The benefits of trade agreements for developing countries are not automatic, especially for SMEs whether or not they are already exporting as the costs of entering a new market are greater for them than for large companies when compared to their potential revenue.

Market access to developing countries

  • Average applied tariffs in agriculture are higher in developing countries (although most of the very high rates, over 100%, are found in developed countries). With an increasing share of agricultural exports directed toward other developing countries, high levels of tariff protection in the South may impede prospects for export-led growth. This may be particularly true for the export opportunities of low-income countries, which have increased export market share in agriculture .
  • "Open regionalism" holds the potential to stimulate global trade and improve the efficiency of regional producers. But regional arrangements can also become a vehicle for protection, trade diversion, and unintended inefficiency. Agreements in particular between richer and poorer developing countries risk generating trade losses for the poorer ones when their imports are diverted toward the richer members whose firms are not internationally competitive. However, where regional arrangements lead to the reduction of non-tariff barriers, trade creation is likely, and the dynamic benefits of effective regional integration in terms of improved governance and regional stability are likely to outweigh diversion concerns. The World Bank suggests that key conditions to benefit from expanded trade and investment include lowering common external trade barriers, stimulating competition, reducing transaction costs, and reinforcing nondiscriminatory investment and services policies.

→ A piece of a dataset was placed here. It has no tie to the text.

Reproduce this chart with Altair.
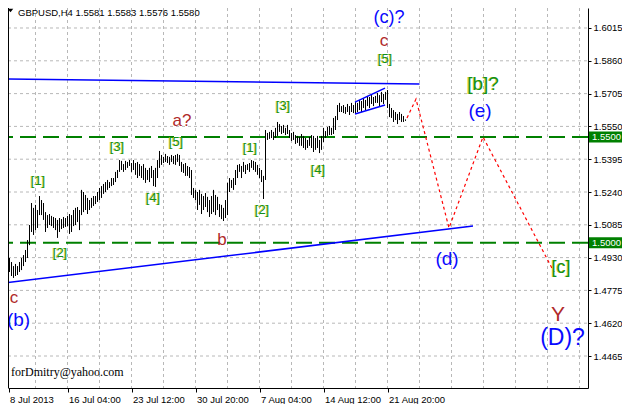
import altair as alt
import pandas as pd

# ---------------- data ----------------
high = [
1.4966,1.4975,1.4942,1.4928,1.4909,1.4890,1.4900,1.4890,1.4909,1.4928,
1.4942,1.4966,1.5013,1.5084,1.5188,1.5165,1.5179,1.5155,1.5221,1.5202,
1.5188,1.5145,1.5131,1.5136,1.5127,1.5122,1.5117,1.5108,1.5117,1.5112,
1.5122,1.5117,1.5127,1.5136,1.5131,1.5155,1.5165,1.5169,1.5155,1.5250,
1.5240,1.5226,1.5212,1.5202,1.5212,1.5221,1.5221,1.5240,1.5259,1.5268,
1.5278,1.5287,1.5297,1.5287,1.5306,1.5306,1.5335,1.5344,1.5391,1.5387,
1.5372,1.5387,1.5382,1.5391,1.5377,1.5391,1.5377,1.5382,1.5372,1.5363,
1.5372,1.5354,1.5344,1.5354,1.5363,1.5344,1.5354,1.5391,1.5434,1.5415,
1.5406,1.5420,1.5410,1.5406,1.5415,1.5410,1.5415,1.5420,1.5415,1.5382,
1.5372,1.5377,1.5363,1.5358,1.5344,1.5259,1.5250,1.5240,1.5250,1.5231,
1.5221,1.5235,1.5217,1.5202,1.5221,1.5250,1.5226,1.5217,1.5183,1.5179,
1.5165,1.5202,1.5283,1.5306,1.5297,1.5306,1.5344,1.5368,1.5372,1.5363,
1.5382,1.5368,1.5372,1.5377,1.5391,1.5387,1.5382,1.5368,1.5354,1.5344,
1.5316,1.5533,1.5519,1.5524,1.5533,1.5524,1.5543,1.5571,1.5561,1.5552,
1.5557,1.5543,1.5557,1.5533,1.5519,1.5524,1.5509,1.5505,1.5500,1.5514,
1.5505,1.5495,1.5486,1.5500,1.5509,1.5505,1.5495,1.5505,1.5486,1.5505,
1.5543,1.5528,1.5547,1.5552,1.5543,1.5590,1.5599,1.5651,1.5661,1.5646,
1.5651,1.5642,1.5656,1.5646,1.5661,1.5651,1.5665,1.5661,1.5675,1.5670,
1.5684,1.5675,1.5694,1.5689,1.5698,1.5689,1.5694,1.5708,1.5698,1.5713,
1.5703,1.5713,1.5722,1.5656,1.5637,1.5627,1.5618,1.5609,1.5618,1.5609,
1.5599,1.5583]

low = [
1.4928,1.4909,1.4895,1.4862,1.4843,1.4834,1.4843,1.4848,1.4862,1.4871,
1.4890,1.4909,1.4928,1.4989,1.5051,1.5037,1.5060,1.5070,1.5131,1.5131,
1.5108,1.5051,1.5070,1.5084,1.5079,1.5070,1.5060,1.5023,1.5051,1.5065,
1.5070,1.5075,1.5079,1.5042,1.5051,1.5079,1.5084,1.5098,1.5060,1.5131,
1.5145,1.5155,1.5136,1.5155,1.5165,1.5174,1.5183,1.5193,1.5202,1.5212,
1.5231,1.5240,1.5250,1.5259,1.5268,1.5273,1.5287,1.5306,1.5335,1.5344,
1.5335,1.5344,1.5354,1.5363,1.5335,1.5344,1.5321,1.5306,1.5316,1.5306,
1.5297,1.5283,1.5297,1.5287,1.5306,1.5268,1.5264,1.5306,1.5354,1.5368,
1.5377,1.5382,1.5377,1.5368,1.5382,1.5372,1.5368,1.5382,1.5363,1.5335,
1.5330,1.5316,1.5316,1.5306,1.5226,1.5212,1.5202,1.5155,1.5179,1.5136,
1.5155,1.5169,1.5145,1.5122,1.5136,1.5145,1.5131,1.5155,1.5122,1.5112,
1.5103,1.5117,1.5131,1.5240,1.5259,1.5250,1.5273,1.5306,1.5335,1.5306,
1.5335,1.5325,1.5344,1.5335,1.5354,1.5344,1.5335,1.5321,1.5306,1.5287,
1.5207,1.5297,1.5486,1.5491,1.5495,1.5486,1.5495,1.5505,1.5524,1.5514,
1.5519,1.5509,1.5514,1.5495,1.5481,1.5486,1.5467,1.5472,1.5458,1.5458,
1.5448,1.5439,1.5448,1.5458,1.5448,1.5429,1.5439,1.5448,1.5424,1.5439,
1.5476,1.5495,1.5505,1.5509,1.5509,1.5514,1.5533,1.5580,1.5618,1.5618,
1.5613,1.5609,1.5618,1.5604,1.5618,1.5613,1.5609,1.5618,1.5627,1.5618,
1.5637,1.5627,1.5646,1.5637,1.5656,1.5646,1.5661,1.5661,1.5646,1.5665,
1.5656,1.5675,1.5637,1.5594,1.5590,1.5571,1.5580,1.5561,1.5580,1.5571,
1.5571,1.5576]

y_ticks = [1.4465, 1.4620, 1.4775, 1.4930, 1.5085, 1.5240,
           1.5395, 1.5550, 1.5705, 1.5860, 1.6015]
x_label_bars = [2.5, 32, 64, 96, 128, 160, 192]
x_label_text = ["8 Jul 2013", "16 Jul 04:00", "23 Jul 12:00", "30 Jul 20:00",
                "7 Aug 04:00", "14 Aug 12:00", "21 Aug 20:00"]
x_grid_bars = list(range(16, 289, 16))
levels = [1.5500, 1.5000]
level_text = ["1.5500", "1.5000"]

# trend lines (bar index, price)
top_line_bar = [0, 208];          top_line_price = [1.5774, 1.5750]
support_bar = [0, 234.75];        support_price = [1.4810, 1.5079]
wedge_up_bar = [175.75, 190.75];  wedge_up_price = [1.5665, 1.5731]
wedge_dn_bar = [175.75, 190.75];  wedge_dn_price = [1.5609, 1.5651]
forecast_bar = [201.75, 206.25, 222.75, 239.75, 275.25]
forecast_price = [1.5590, 1.5679, 1.5070, 1.5500, 1.4862]

# wave labels
label_text = ["(c)?", "c", "[5]", "[b]?", "(e)", "a?", "[5]", "[3]", "[4]", "[1]", "[2]",
              "[1]", "[2]", "b", "[4]", "[3]", "(d)", "c", "(b)", "[c]", "Y", "(D)?"]
label_bar = [192.75, 190.25, 190.75, 239.75, 238.25, 89.25, 86.25, 56.75, 74.75, 17.25, 28.25,
             123.25, 129.25, 109.25, 157.25, 139.75, 221.75, 5.25, 7.5, 278.75, 277.25, 279.5]
label_price = [1.6062, 1.5954, 1.5868, 1.5750, 1.5623, 1.5576, 1.5476, 1.5453, 1.5212, 1.5292, 1.4952,
               1.5448, 1.5155, 1.5013, 1.5344, 1.5646, 1.4923, 1.4739, 1.4635, 1.4881, 1.4659, 1.4550]
label_kind = ["blue", "red", "green", "green", "blue", "red", "green", "green", "green", "green", "green",
              "green", "green", "red", "green", "green", "blue", "red", "blue", "green", "red", "blue"]
label_size = [18, 17, 13, 19, 19, 17, 13, 13, 13, 13, 13,
              13, 13, 17, 13, 13, 19, 17, 19, 18, 21, 23]

title_text = "GBPUSD,H4  1.5581 1.5583 1.5576 1.5580"
email_text = "forDmitry@yahoo.com"

# ---------------- chart ----------------
FONT = "Liberation Sans"
GRID = "#b8b8b8"
W, H = 580, 380
xs = alt.Scale(domain=[2.25, 2.25 + W / 2], nice=False, zero=False)
ys = alt.Scale(domain=[1.43138, 1.61095], nice=False, zero=False)

label_expr = " : ".join(
    f"abs(datum.value - {b}) < 0.5 ? '{t}'" for b, t in zip(x_label_bars, x_label_text)) + " : ''"

x_axis = alt.Axis(values=x_label_bars, labelExpr=label_expr, grid=False, title=None,
                  tickSize=4, tickColor="black", domainColor="black", labelColor="black",
                  labelAlign="left", labelBaseline="top", labelPadding=2.5, labelOffset=1,
                  labelFont=FONT, labelFontSize=9.5, labelFlush=False, labelOverlap=False)
y_axis = alt.Axis(values=y_ticks, format=".4f", orient="right", title=None, grid=False,
                  tickSize=3, tickColor="black", domainColor="black", labelColor="black",
                  labelPadding=2, labelFont=FONT, labelFontSize=9.5, labelFlush=False,
                  labelOverlap=False, labelBaseline="middle")


def X(f):
    return alt.X(f"{f}:Q", scale=xs, axis=x_axis)


def Y(f):
    return alt.Y(f"{f}:Q", scale=ys, axis=y_axis)


n = min(len(high), len(low))
bars_df = pd.DataFrame({"bar": list(range(n)), "low": low[:n], "high": high[:n]})
grid_df = pd.DataFrame({"gx": x_grid_bars})
hgrid_df = pd.DataFrame({"gy": y_ticks})
lev_df = pd.DataFrame({"price": levels, "txt": level_text,
                       "lo": [p - 0.0026 for p in levels], "hi": [p + 0.0026 for p in levels]})

blue_df = pd.DataFrame({
    "bar": top_line_bar + support_bar + wedge_up_bar + wedge_dn_bar,
    "price": top_line_price + support_price + wedge_up_price + wedge_dn_price,
    "line": ["top"] * 2 + ["sup"] * 2 + ["wu"] * 2 + ["wd"] * 2,
})
fc_df = pd.DataFrame({"bar": forecast_bar, "price": forecast_price, "ord": list(range(len(forecast_bar)))})

color_map = {"blue": "#0a0aff", "red": "#b02a2a", "green": "#12901a"}
lab_df = pd.DataFrame({"text": label_text, "bar": label_bar, "price": label_price,
                       "col": [color_map[k] for k in label_kind], "size": label_size,
                       "kind": label_kind})
green_df = lab_df[lab_df["kind"] == "green"]

vgrid = alt.Chart(grid_df).mark_rule(color=GRID, strokeDash=[3, 3], strokeWidth=1).encode(
    x=X("gx"), y=alt.value(0), y2=alt.value(H))
hgrid = alt.Chart(hgrid_df).mark_rule(color=GRID, strokeDash=[3, 3], strokeWidth=1).encode(
    y=Y("gy"), x=alt.value(0), x2=alt.value(W))

hlev = alt.Chart(lev_df).mark_rule(color="#008000", strokeDash=[16, 7], strokeWidth=2).encode(y=Y("price"))

bars = alt.Chart(bars_df).mark_rule(color="black", strokeWidth=1, clip=True).encode(
    x=X("bar"), y=Y("low"), y2=alt.Y2("high"))

blue = alt.Chart(blue_df).mark_line(color="#0000ff", strokeWidth=1.5, clip=True).encode(
    x=X("bar"), y=Y("price"), detail="line:N")

fc = alt.Chart(fc_df).mark_line(color="#ff0000", strokeDash=[3, 3], strokeWidth=1.2).encode(
    x=X("bar"), y=Y("price"), order="ord:Q")

shadow = alt.Chart(green_df).mark_text(font=FONT, baseline="middle", align="center",
                                       dx=-0.8, color="#c8c800", opacity=0.8).encode(
    x=X("bar"), y=Y("price"), text="text:N", size=alt.Size("size:Q", scale=None, legend=None))

labels = alt.Chart(lab_df).mark_text(font=FONT, baseline="middle", align="center").encode(
    x=X("bar"), y=Y("price"), text="text:N",
    color=alt.Color("col:N", scale=None, legend=None),
    size=alt.Size("size:Q", scale=None, legend=None))

tag_box = alt.Chart(lev_df).mark_rect(color="#008000").encode(
    x=alt.value(W + 1), x2=alt.value(W + 34), y=Y("lo"), y2=alt.Y2("hi"))
tag_txt = alt.Chart(lev_df).mark_text(font=FONT, fontSize=9.5, color="white", align="left",
                                      baseline="middle").encode(
    x=alt.value(W + 4), y=Y("price"), text="txt:N")

frame = alt.Chart(pd.DataFrame({"v": [0]})).mark_rule(color="black", strokeWidth=1).encode(
    x=alt.value(0.5), y=alt.value(0), y2=alt.value(H))

title = alt.Chart(pd.DataFrame({"t": [title_text]})).mark_text(
    font=FONT, fontSize=9.5, color="black", align="left", baseline="alphabetic").encode(
    x=alt.value(10), y=alt.value(7.5), text="t:N")

tri = alt.Chart(pd.DataFrame({"v": [0]})).mark_point(
    shape="M-1,-0.6L1,-0.6L0,0.6Z", filled=True, color="black", size=30, opacity=1).encode(
    x=alt.value(2.5), y=alt.value(2.5))

email = alt.Chart(pd.DataFrame({"t": [email_text]})).mark_text(
    font="Liberation Serif", fontSize=12, color="black", align="left", baseline="alphabetic").encode(
    x=alt.value(3), y=alt.value(368), text="t:N")

chart = alt.layer(vgrid, hgrid, hlev, bars, blue, fc, shadow, labels, tag_box, tag_txt,
                  frame, title, tri, email).properties(
    width=W, height=H,
    padding={"left": 0, "top": 0, "right": 34, "bottom": 16},
    autosize=alt.AutoSizeParams(type="none"),
    background="white",
).configure_view(stroke=None)

chart.save("out.html", embed_options={"renderer": "svg", "actions": False})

It should be noted that the greater structural differences between North and South economies mean that North-South arrangements hold the greatest promise for economic convergence and trade creation, including in agricultural products, underlining the importance of links between South-South arrangements and northern economies.
  • Trade liberalization. According to the World Bank, “most analyses suggest that unilateral reduction in barriers can produce the greatest and the quickest gains.”  Some countries, such as Chile, China and Costa Rica, have undertaken domestic policy reforms. Caution must however be employed: as the case of Haiti shows, liberalization when institutions and the economy are not strong enough to face risks and opportunities can be harmful (Rodrik 2001). And while reforms may be beneficial in the long run, for example by reducing possibilities for customs corruption, in the short run they create both winners and losers. Low-income consumers, unskilled workers in sheltered industries, and previously-shielded producers may suffer in the transition period as the economy adapts to changed incentive structures. Temporary safety nets can help cushion the blow and ensure trade-led growth is pro-poor. Specific assistance to meet costs of adaptation – for example of switching to a different crop – may be appropriate.